Therefore I tell you, the kingdom of God will be taken away from you and given to a people producing its fruits.
Matthew 21:43 ESV
In Matthew 21:33-41, Jesus told a parable about a vineyard. A man planted the vineyard and rented it out to tenants. But when the time came to make the rent payment, the tenants instead mistreated and killed the ones sent to collect the rent. Finally, the owner sent his son, whom they also killed.
So, Jesus asked the religious leaders, “What should the vineyard’s owner do?” In response, they said the owner should kill the tenants and rent out the field to those who will give the owner the fruit from the vineyard.
And the verse quoted above is part of Jesus’ response to them. And it was clear then that the parable had been directed at them. The owner of the vineyard was God. The vineyard was Israel, the kingdom of God. And the tenants in the parable equated to the religious leaders specifically, but more generally, to unfaithful Israel.

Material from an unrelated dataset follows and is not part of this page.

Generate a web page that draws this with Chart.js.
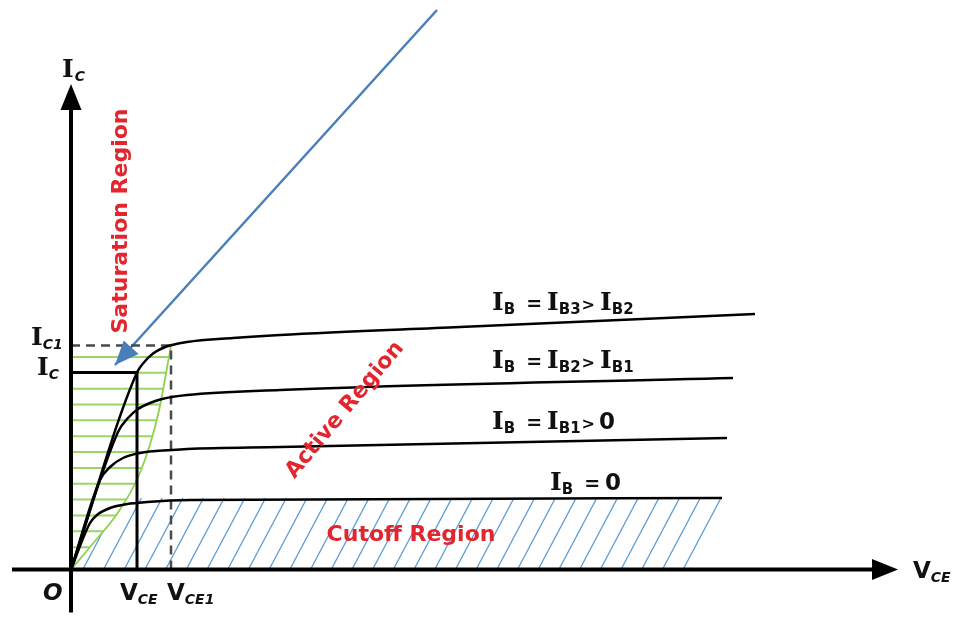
<!DOCTYPE html>
<html>
<head>
<meta charset="utf-8">
<script src="https://cdn.jsdelivr.net/npm/chart.js@4"></script>
<style>body{margin:0;background:#fff}</style>
</head>
<body>
<canvas id="bjt" width="956" height="629"></canvas>
<script>
// BJT output characteristics: V_CE on x, I_C on y (arbitrary units)
const curveIB0 = [[0,0],[1.9,4.65],[2.6,5.45],[3.9,6.15],[5.6,6.55],[7.6,6.75],[11.9,6.95],[65.1,7.15]];
const curveIB1 = [[0,0],[2.9,8.95],[3.9,10.25],[5.2,11.15],[6.9,11.65],[10.1,11.95],[11.6,12.05],[20.9,12.25],[65.6,13.15]];
const curveIB2 = [[0,0],[4.7,13.75],[5.7,15.15],[6.7,16.05],[7.9,16.65],[9.1,17.05],[11.6,17.45],[20.9,17.95],[66.2,19.15]];
const curveIB3 = [[0,0],[6.6,19.7],[7.2,20.6],[8.2,21.6],[9.3,22.2],[10.1,22.45],[11.6,22.75],[16.2,23.15],[20.9,23.45],[38.9,24.25],[68.4,25.55]];
const satEdge = [[0,0],[2.2,2.6],[4.7,5.7],[6.6,9.0],[7.9,12.5],[8.8,15.9],[9.5,19.6],[10.0,22.4]];

// operating points
const vCE = 6.6, iC = 19.7;
const vCE1 = 10.0, iC1 = 22.4;
// cutoff band (top of I_B = 0 line, right end)
const iCutoff = 7.15, cutoffEnd = 65.0;

// axes and pointer arrow
const xAxisLine = [[-5.9,0],[80.1,0]];
const yAxisLine = [[0,-4.3],[0,45.95]];
const pointerLine = [[36.6,55.95],[4.4,20.45]];

const xMin = -7.1, xMax = 88.5, yMin = -5.95, yMax = 56.95;

const toXY = arr => arr.map(p => ({x: p[0], y: p[1]}));
const RED = '#e3252d';
const fI = 'bold 25px "DejaVu Serif"';
const fMain = 'bold 23px "DejaVu Sans"';
const fOp = 'bold 19px "DejaVu Sans"';
const fGt = 'bold 16px "DejaVu Sans"';
const fSub = 'bold 15px "DejaVu Sans"';
const fSubI = 'italic bold 14px "DejaVu Sans"';
const fRed = 'bold 22px "DejaVu Sans"';

function curve(data) {
  return {data: toXY(data), borderColor: '#000', borderWidth: 2.5, cubicInterpolationMode: 'monotone'};
}

const datasets = [
  {data: toXY(xAxisLine), borderColor: '#000', borderWidth: 4},
  {data: toXY(yAxisLine), borderColor: '#000', borderWidth: 4},
  curve(curveIB0), curve(curveIB1), curve(curveIB2), curve(curveIB3),
  {data: toXY([[0,iC],[vCE,iC],[vCE,0]]), borderColor: '#000', borderWidth: 3},
  {data: toXY([[0,iC1],[vCE1,iC1],[vCE1,0]]), borderColor: '#4a4a4a', borderWidth: 2.5, borderDash: [9,6]},
  {data: toXY(pointerLine), borderColor: '#4a7ebb', borderWidth: 2.5},
  {data: toXY(satEdge), borderColor: '#8fd14f', borderWidth: 1.8, cubicInterpolationMode: 'monotone'}
];
const EDGE = datasets.length - 1;

function px(chart, x, y) {
  return [chart.scales.x.getPixelForValue(x), chart.scales.y.getPixelForValue(y)];
}

function head(ctx, tip, ux, uy, len, half, color) {
  const bx = tip[0] - ux * len, by = tip[1] - uy * len;
  ctx.beginPath();
  ctx.moveTo(tip[0], tip[1]);
  ctx.lineTo(bx - uy * half, by + ux * half);
  ctx.lineTo(bx + uy * half, by - ux * half);
  ctx.closePath();
  ctx.fillStyle = color;
  ctx.fill();
}

function rich(ctx, x, y, runs) {
  ctx.textAlign = 'left';
  ctx.textBaseline = 'alphabetic';
  ctx.fillStyle = '#111';
  for (const [t, font, dy = 0, gap = 0] of runs) {
    ctx.font = font;
    x += gap;
    ctx.fillText(t, x, y + dy);
    x += ctx.measureText(t).width;
  }
}

function label(ctx, chart, text, x, y, rot) {
  const [cx, cy] = px(chart, x, y);
  ctx.save();
  ctx.translate(cx, cy);
  ctx.rotate(rot * Math.PI / 180);
  ctx.font = fRed;
  ctx.fillStyle = RED;
  ctx.textAlign = 'center';
  ctx.textBaseline = 'middle';
  ctx.fillText(text, 0, 0);
  ctx.restore();
}

const hatching = {
  id: 'hatching',
  beforeDatasetsDraw(chart) {
    const ctx = chart.ctx;
    const edge = chart.getDatasetMeta(EDGE).dataset;
    const [x0, y0] = px(chart, 0, 0);
    const yTop = px(chart, 0, iC1)[1];

    // saturation region: horizontal green lines
    ctx.save();
    ctx.beginPath();
    edge.path(ctx);
    ctx.lineTo(x0, yTop);
    ctx.closePath();
    ctx.clip();
    ctx.strokeStyle = '#9ad565';
    ctx.lineWidth = 2;
    for (let y = y0 - 6.5; y > yTop + 4; y -= 15.85) {
      ctx.beginPath();
      ctx.moveTo(x0, y);
      ctx.lineTo(x0 + 200, y);
      ctx.stroke();
    }
    ctx.restore();

    // cutoff region: slanted blue lines
    const [xr, yc] = px(chart, cutoffEnd, iCutoff);
    const run = (y0 - yc) * 0.53;
    ctx.save();
    ctx.beginPath();
    ctx.moveTo(x0, y0);
    ctx.lineTo(x0, yc);
    ctx.lineTo(xr + 1.5, yc);
    ctx.lineTo(xr - run + 1.5, y0);
    ctx.closePath();
    ctx.clip();
    ctx.beginPath();
    ctx.rect(0, 0, chart.width, chart.height);
    edge.path(ctx);
    ctx.lineTo(x0, yTop);
    ctx.closePath();
    ctx.clip('evenodd');
    ctx.strokeStyle = '#5b9bd5';
    ctx.lineWidth = 1.3;
    for (let x = xr; x > x0 - run; x -= 20.7) {
      ctx.beginPath();
      ctx.moveTo(x, yc);
      ctx.lineTo(x - run, y0);
      ctx.stroke();
    }
    ctx.restore();
  },
  afterDatasetsDraw(chart) {
    const ctx = chart.ctx;
    // arrow heads
    head(ctx, (p => [p[0] + 26, p[1]])(px(chart, ...xAxisLine[1])), 1, 0, 26, 10.5, '#000');
    head(ctx, (p => [p[0], p[1] - 26])(px(chart, ...yAxisLine[1])), 0, -1, 26, 10.5, '#000');
    const a = px(chart, ...pointerLine[0]), b = px(chart, ...pointerLine[1]);
    const d = Math.hypot(b[0] - a[0], b[1] - a[1]);
    head(ctx, b, (b[0] - a[0]) / d, (b[1] - a[1]) / d, 24, 10, '#4a7ebb');

    // axis labels
    let p;
    p = px(chart, -0.9, 49.25); rich(ctx, p[0], p[1], [['I', fI], ['C', fSubI, 4, 1]]);
    p = px(chart, 84.2, -0.85); rich(ctx, p[0], p[1], [['V', fMain], ['CE', fSubI, 4]]);
    p = px(chart, -2.8, -3.05); rich(ctx, p[0], p[1], [['O', 'italic ' + fMain]]);
    p = px(chart, 4.9, -3.05); rich(ctx, p[0], p[1], [['V', fMain], ['CE', fSubI, 4]]);
    p = px(chart, 9.6, -3.05); rich(ctx, p[0], p[1], [['V', fMain], ['CE1', fSubI, 4]]);
    p = px(chart, -4.0, 22.45); rich(ctx, p[0], p[1], [['I', fI], ['C1', fSubI, 4]]);
    p = px(chart, -3.4, 19.45); rich(ctx, p[0], p[1], [['I', fI], ['C', fSubI, 4]]);

    // base current labels
    p = px(chart, 42.1, 25.95);
    rich(ctx, p[0], p[1], [['I', fI], ['B', fSub, 4], ['=', fOp, 0, 11], ['I', fI, 0, 5], ['B3', fSub, 4], ['>', fGt, 0, 1], ['I', fI, 0, 5], ['B2', fSub, 4]]);
    p = px(chart, 42.1, 20.15);
    rich(ctx, p[0], p[1], [['I', fI], ['B', fSub, 4], ['=', fOp, 0, 11], ['I', fI, 0, 5], ['B2', fSub, 4], ['>', fGt, 0, 1], ['I', fI, 0, 5], ['B1', fSub, 4]]);
    p = px(chart, 42.1, 14.05);
    rich(ctx, p[0], p[1], [['I', fI], ['B', fSub, 4], ['=', fOp, 0, 11], ['I', fI, 0, 5], ['B1', fSub, 4], ['>', fGt, 0, 1], ['0', fMain, 0, 4]]);
    p = px(chart, 47.9, 7.95);
    rich(ctx, p[0], p[1], [['I', fI], ['B', fSub, 4], ['=', fOp, 0, 11], ['0', fMain, 0, 5]]);

    // region names
    label(ctx, chart, 'Saturation Region', 5.0, 34.85, -90);
    label(ctx, chart, 'Active Region', 27.4, 15.95, -50);
    label(ctx, chart, 'Cutoff Region', 34.0, 3.45, 0);
  }
};

new Chart(document.getElementById('bjt'), {
  type: 'line',
  data: {datasets},
  options: {
    responsive: false,
    animation: false,
    layout: {padding: 0},
    plugins: {legend: {display: false}, tooltip: {enabled: false}},
    elements: {point: {radius: 0}, line: {tension: 0}},
    scales: {
      x: {type: 'linear', min: xMin, max: xMax, display: false},
      y: {type: 'linear', min: yMin, max: yMax, display: false}
    }
  },
  plugins: [hatching]
});
</script>
</body>
</html>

They had rejected and killed the prophets that God had sent to them, and they were rejecting God’s Son and would end up killing him. So, what would God’s response be to those who rejected his Son?
A New Kingdom People
The vineyard was not torn down and replaced. Instead, it was taken away from those who had previously claimed it. And it was given to those who would be fruitful kingdom participants—who would give the owner what was rightfully his—a people producing the fruit of the kingdom.
Who are these people to whom the kingdom was given? They are Jews and Gentiles alike—all those who give their allegiance to Jesus and honor him as Lord.
But you are a chosen race, a royal priesthood, a holy nation, a people for his own possession, that you may proclaim the excellencies of him who called you out of darkness into his marvelous light. Once you were not a people, but now you are God’s people; once you had not received mercy, but now you have received mercy.